The problem with this is that the first time he has a bad game, fans and media alike will be singing the familiar refrain that it's all because of Jay's partyin' ways. Fair or not, this is what he has created for himself.

Yes, it sucks for a young sports star to not be able to go out and enjoy himself without so much scrutiny. But hey, this is the price of fame and fortune.

Oh, and one other thing: It's not like they don't know what to expect.

While that may not make it any easier to stomach, it is what is is. Look, we all made mistakes and did goofy, childish things when we were young, but most of us weren't star athletes.

There are plenty of ways to get around the spotlight if someone so chooses. Many establishments have VIP areas where someone can go and do his or her thing without being so obvious.

For example, when was the last time you gambled with Michael Jordan? Yeah, that's what I thought. But you know that he gambles.

That's the kind of caution I'm advocating here. No, it's not foolproof, and there are always paparazzi and other slimy characters out there just looking to make a living off of someone else's misfortune.

But it is especially important in today's society where girls often brag about which star they slept with.

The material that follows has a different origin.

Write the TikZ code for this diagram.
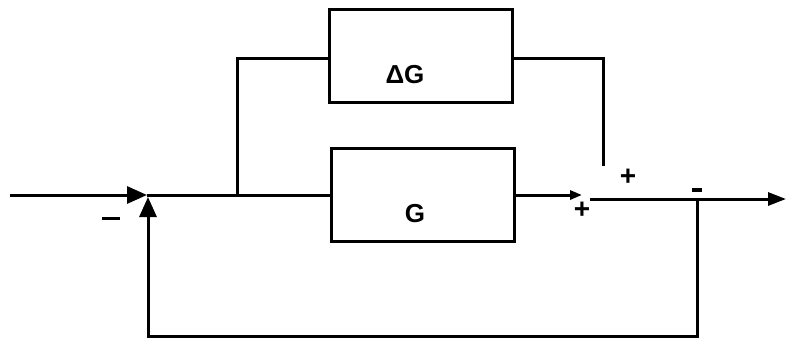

Once thought to be a private matter, many women can't wait to go online to expose their latest conquest.

In a world full of tweets, you don't want to be a twit.

I'm not passing judgement here. That's just the way it is. Recognizing that, wouldn't it make sense for the so-called leader of his team, such as a star quarterback, to begin to demonstrate he can make good decisions by doing everything he can to avoid negative publicity?

I think so.

It may be easier said than done, but at least try to avoid situations where your privacy is exposed. Isn't that why we wear our underwear on the inside of our pants?

Hey, be careful, it's a jungle out there, come to think of it.